Published: 2 July 2012

Abstract

Background

Synthetic genetic interactions have recently been mapped on a genome scale in the budding yeast Saccharomyces cerevisiae, providing a functional view of the central processes of eukaryotic life. Currently, comprehensive genetic interaction networks have not been determined for other species, and we therefore sought to model conserved aspects of genetic interaction networks in order to enable the transfer of knowledge between species.

Results

Using a combination of physiological and evolutionary properties of genes, we built models that successfully predicted the genetic interaction degree of S. cerevisiae genes. Importantly, a model trained on S. cerevisiae gene features and degree also accurately predicted interaction degree in the fission yeast Schizosaccharomyces pombe, suggesting that many of the predictive relationships discovered in S. cerevisiae also hold in this evolutionarily distant yeast.

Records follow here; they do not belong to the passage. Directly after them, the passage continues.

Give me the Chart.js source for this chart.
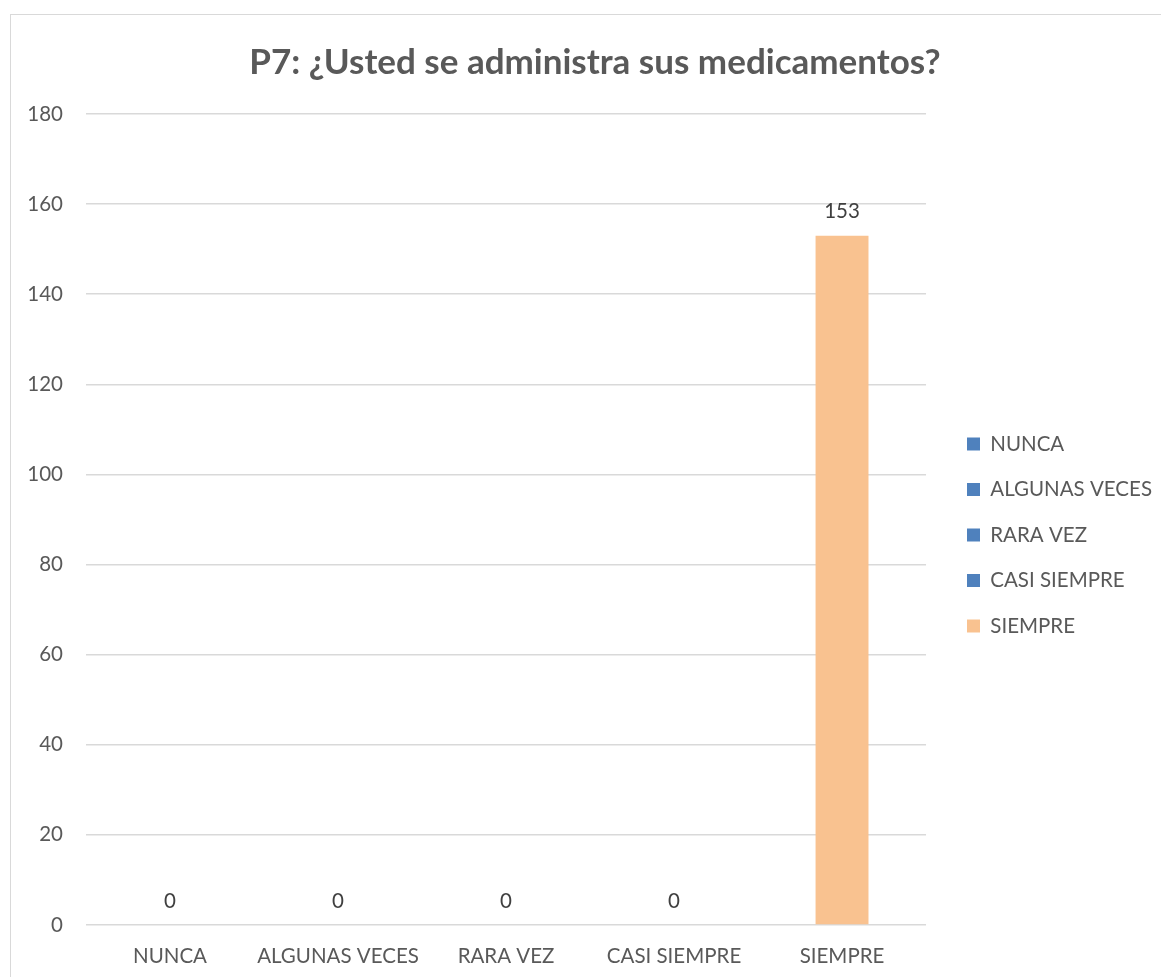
<!DOCTYPE html>
<html>
<head>
<meta charset="utf-8">
<script src="https://cdn.jsdelivr.net/npm/chart.js@4.4.1/dist/chart.umd.min.js"></script>
<style>
  html, body { margin: 0; padding: 0; background: #fff; overflow: hidden; width: 1161px; height: 977px; }
  #frame { position: absolute; left: 10px; top: 14px; width: 1200px; height: 1000px; border: 1.5px solid #d9d9d9; box-sizing: border-box; }
  #c { position: absolute; left: 0; top: 0; }
</style>
</head>
<body>
<div id="frame"></div>
<canvas id="c" width="1182" height="977"></canvas>
<script>
// Responses to question P7
const categories = ['NUNCA', 'ALGUNAS VECES', 'RARA VEZ', 'CASI SIEMPRE', 'SIEMPRE'];
const counts = [0, 0, 0, 0, 153];
const barColors = ['#4f81bd', '#4f81bd', '#4f81bd', '#4f81bd', '#f9c290'];
const yTicks = [0, 20, 40, 60, 80, 100, 120, 140, 160, 180];

const FONT = 'Lato, "Open Sans", sans-serif';
const TEXT = '#595959';

// Value labels above each bar
const valueLabels = {
  id: 'valueLabels',
  afterDatasetsDraw(chart) {
    const ctx = chart.ctx;
    const meta = chart.getDatasetMeta(0);
    ctx.save();
    ctx.font = '20.5px ' + FONT;
    ctx.fillStyle = '#404040';
    ctx.textAlign = 'center';
    ctx.textBaseline = 'middle';
    meta.data.forEach((bar, i) => {
      ctx.fillText(String(counts[i]), bar.x, bar.y - 24);
    });
    ctx.restore();
  }
};

// Centre the legend column a little lower, next to the middle of the plot
const legendOffset = {
  id: 'legendOffset',
  afterLayout(chart) {
    const lg = chart.legend;
    if (lg) { lg.top += 38; lg.bottom += 38; }
  }
};

new Chart(document.getElementById('c'), {
  type: 'bar',
  data: {
    labels: categories,
    datasets: [{
      data: counts,
      backgroundColor: barColors,
      borderWidth: 0,
      barPercentage: 0.315,
      categoryPercentage: 1
    }]
  },
  options: {
    responsive: false,
    animation: false,
    layout: { padding: { left: 28, right: 20, top: 26, bottom: 9 } },
    plugins: {
      title: {
        display: true,
        text: 'P7: ¿Usted se administra sus medicamentos?',
        color: TEXT,
        font: { family: FONT, size: 35, weight: 'bold' },
        padding: { top: 16, bottom: 30 }
      },
      legend: {
        position: 'right',
        maxWidth: 260,
        labels: {
          color: TEXT,
          font: { family: FONT, size: 20.5 },
          boxWidth: 13, boxHeight: 13, padding: 25,
          generateLabels: () => categories.map((c, i) => ({
            text: c, fillStyle: barColors[i], strokeStyle: barColors[i],
            lineWidth: 0, hidden: false, index: i, fontColor: TEXT
          }))
        },
        onClick: () => {}
      },
      tooltip: { enabled: false }
    },
    scales: {
      x: {
        grid: { display: false, drawTicks: false },
        border: { display: false },
        ticks: { color: TEXT, font: { family: FONT, size: 20.5 }, padding: 19, maxRotation: 0 },
        afterFit: s => { s.height = 43; }
      },
      y: {
        min: 0, max: 180,
        afterBuildTicks: s => { s.ticks = yTicks.map(v => ({ value: v })); },
        grid: { color: '#d9d9d9', lineWidth: 1.5, drawTicks: false },
        border: { display: false },
        ticks: { color: TEXT, font: { family: FONT, size: 20.5 }, padding: 23 },
        afterFit: s => { s.width = 58; }
      },
      gap: {
        position: 'right', display: true,
        grid: { display: false }, border: { display: false }, ticks: { display: false },
        afterFit: s => { s.width = 16; }
      }
    }
  },
  plugins: [valueLabels, legendOffset]
});
</script>
</body>
</html>
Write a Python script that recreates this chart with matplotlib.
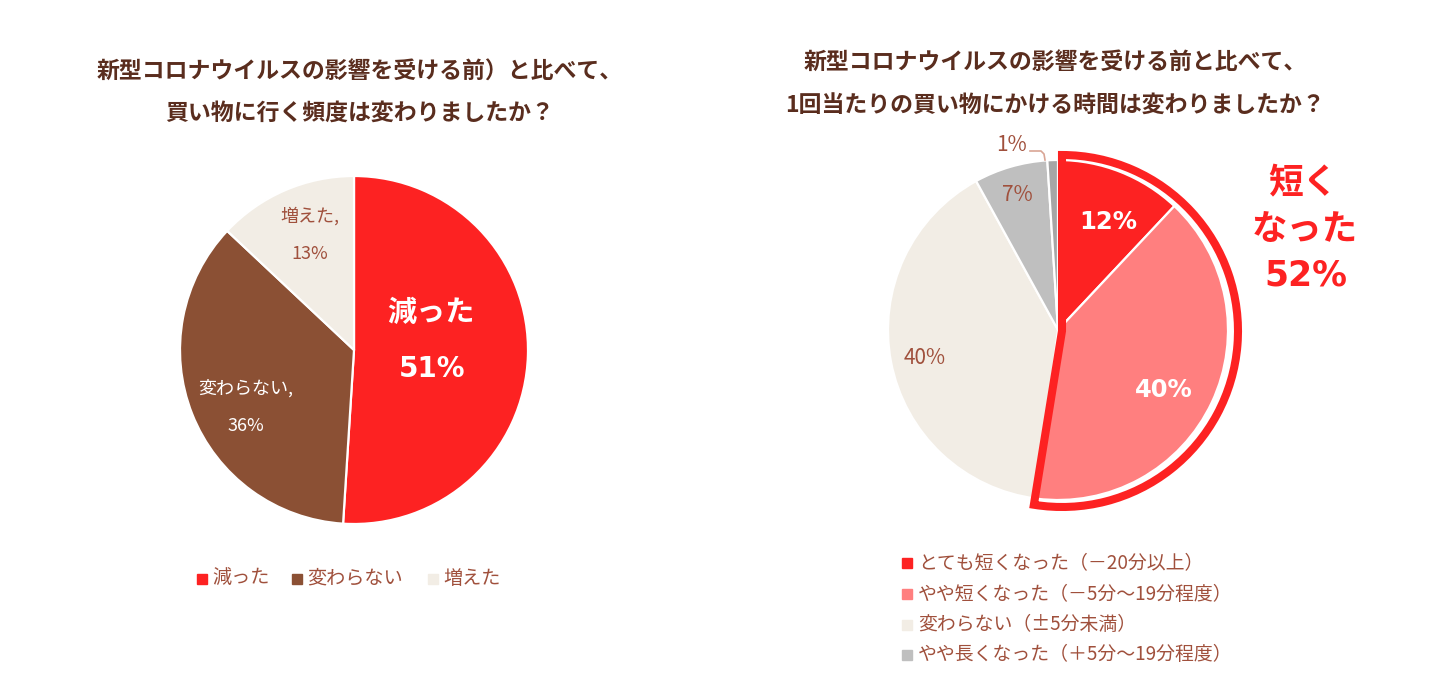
#-----------------------------------------------------------------------
#---- plot.py : deux camemberts (frequence / duree des courses)
#-----------------------------------------------------------------------

import matplotlib
matplotlib.use("Agg")
import matplotlib.pyplot as plt
from matplotlib.patches import Wedge, Rectangle

plt.rcParams['font.family'] = ['Noto Sans CJK JP', 'DejaVu Sans']
NUM_FONT = ['DejaVu Sans']

#---- Donnees
left_title = ["新型コロナウイルスの影響を受ける前）と比べて、",
              "買い物に行く頻度は変わりましたか？"]
left_labels = ["減った", "変わらない", "増えた"]
left_values = [51, 36, 13]

right_title = ["新型コロナウイルスの影響を受ける前と比べて、",
               "1回当たりの買い物にかける時間は変わりましたか？"]
right_labels = ["とても短くなった（－20分以上）",
                "やや短くなった（－5分～19分程度）",
                "変わらない（±5分未満）",
                "やや長くなった（＋5分～19分程度）",
                "長くなった（＋20分以上）"]
right_values = [12, 40, 40, 7, 1]
highlight_text = ["短く", "なった"]

#---- Couleurs
left_colors = ["#FD2222", "#8B5034", "#F2EDE5"]
right_colors = ["#FD2222", "#FF7F7F", "#F2EDE5", "#BFBFBF", "#A6A6A6"]
title_col = "#5A2D1E"
lab_col = "#A0503C"

W, H = 1448, 683


def Y(y):
    # pixels (haut -> bas) vers coordonnees (bas -> haut)
    return H - y


fig = plt.figure(figsize=(W / 100, H / 100), dpi=100)
ax = fig.add_axes([0, 0, 1, 1])
ax.set_xlim(0, W)
ax.set_ylim(0, H)
ax.set_aspect('equal')
ax.axis('off')

wp = dict(edgecolor='white', linewidth=1.6)

#---- Camembert gauche
lc = (354, Y(350))
ax.pie(left_values, colors=left_colors, startangle=90, counterclock=False,
       center=lc, radius=174, wedgeprops=wp, frame=True)

ax.text(360, Y(72), left_title[0], ha='center', va='center', fontsize=16.5,
        fontweight='bold', color=title_col)
ax.text(360, Y(113), left_title[1], ha='center', va='center', fontsize=16.5,
        fontweight='bold', color=title_col)

ax.text(431, Y(312), left_labels[0], ha='center', va='center', fontsize=21,
        fontweight='bold', color='white')
ax.text(432, Y(369), f"{left_values[0]}%", ha='center', va='center', fontsize=20,
        fontweight='bold', color='white', family=NUM_FONT)
ax.text(246, Y(388), left_labels[1] + ",", ha='center', va='center', fontsize=13,
        color='white')
ax.text(246, Y(426), f"{left_values[1]}%", ha='center', va='center', fontsize=13,
        color='white')
ax.text(310, Y(216), left_labels[2] + ",", ha='center', va='center', fontsize=13,
        color=lab_col)
ax.text(310, Y(254), f"{left_values[2]}%", ha='center', va='center', fontsize=13,
        color=lab_col)

#--- Legende gauche
lx = [197, 292, 428]
for i, lab in enumerate(left_labels):
    ax.add_patch(Rectangle((lx[i], Y(584)), 10, 10, color=left_colors[i]))
    ax.text(lx[i] + 15, Y(578), lab, ha='left', va='center', fontsize=13.8,
            color=lab_col)

#---- Camembert droit
rc = (1058, Y(330))
ax.pie(right_values, colors=right_colors, startangle=90, counterclock=False,
       center=rc, radius=170, wedgeprops=wp, frame=True)

#--- Contour "短くなった" (legerement decale, un peu plus large que les parts)
frac = (right_values[0] + right_values[1]) / sum(right_values)
oc = (rc[0] + 4, rc[1] - 1)
ax.add_patch(Wedge(oc, 176, 90 - 360 * frac - 2, 90, fill=False,
                   edgecolor="#FD2222", linewidth=5.8, joinstyle='miter'))

ax.text(1055, Y(62), right_title[0], ha='center', va='center', fontsize=16.5,
        fontweight='bold', color=title_col)
ax.text(1055, Y(106), right_title[1], ha='center', va='center', fontsize=16.5,
        fontweight='bold', color=title_col)

ax.text(1108, Y(222), f"{right_values[0]}%", ha='center', va='center',
        fontsize=17.5, fontweight='bold', color='white', family=NUM_FONT)
ax.text(1164, Y(390), f"{right_values[1]}%", ha='center', va='center',
        fontsize=17.5, fontweight='bold', color='white', family=NUM_FONT)
ax.text(925, Y(358), f"{right_values[2]}%", ha='center', va='center',
        fontsize=15, color=lab_col)
ax.text(1017, Y(195), f"{right_values[3]}%", ha='center', va='center',
        fontsize=15, color=lab_col)
ax.text(1011, Y(145), f"{right_values[4]}%", ha='center', va='center',
        fontsize=15, color=lab_col)
ax.plot([1030, 1041, 1044, 1045], [Y(151), Y(151), Y(154), Y(160)],
        color="#D9A595", lw=1.2)

ax.text(1303, Y(183), highlight_text[0], ha='center', va='center', fontsize=25,
        fontweight='bold', color="#FD2222")
ax.text(1305, Y(229), highlight_text[1], ha='center', va='center', fontsize=25.5,
        fontweight='bold', color="#FD2222")
ax.text(1306, Y(275), f"{right_values[0] + right_values[1]}%", ha='center',
        va='center', fontsize=25, fontweight='bold', color="#FD2222",
        family=NUM_FONT)

#--- Legende droite
ly = [563, 594, 625, 655]
for i in range(4):
    ax.add_patch(Rectangle((902, Y(ly[i] + 5)), 10, 10, color=right_colors[i]))
    ax.text(918, Y(ly[i]), right_labels[i], ha='left', va='center', fontsize=13.6,
            color=lab_col)

ax.set_xlim(0, W)
ax.set_ylim(0, H)
ax.axis('off')

fig.savefig("out.png", dpi=100, facecolor='white')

In both species, high single mutant fitness defect, protein disorder, pleiotropy, protein-protein interaction network degree, and low expression variation were significantly predictive of genetic interaction degree. A comparison of the predicted genetic interaction degrees of S. pombe genes to the degrees of S. cerevisiae orthologs revealed functional rewiring of specific biological processes that distinguish these two species. Finally, predicted differences in genetic interaction degree were independently supported by differences in co-expression relationships of the two species.

Conclusions

Our findings show that there are common relationships between gene properties and genetic interaction network topology in two evolutionarily distant species. This conservation allows use of the extensively mapped S. cerevisiae genetic interaction network as an orthology-independent reference to guide the study of more complex species.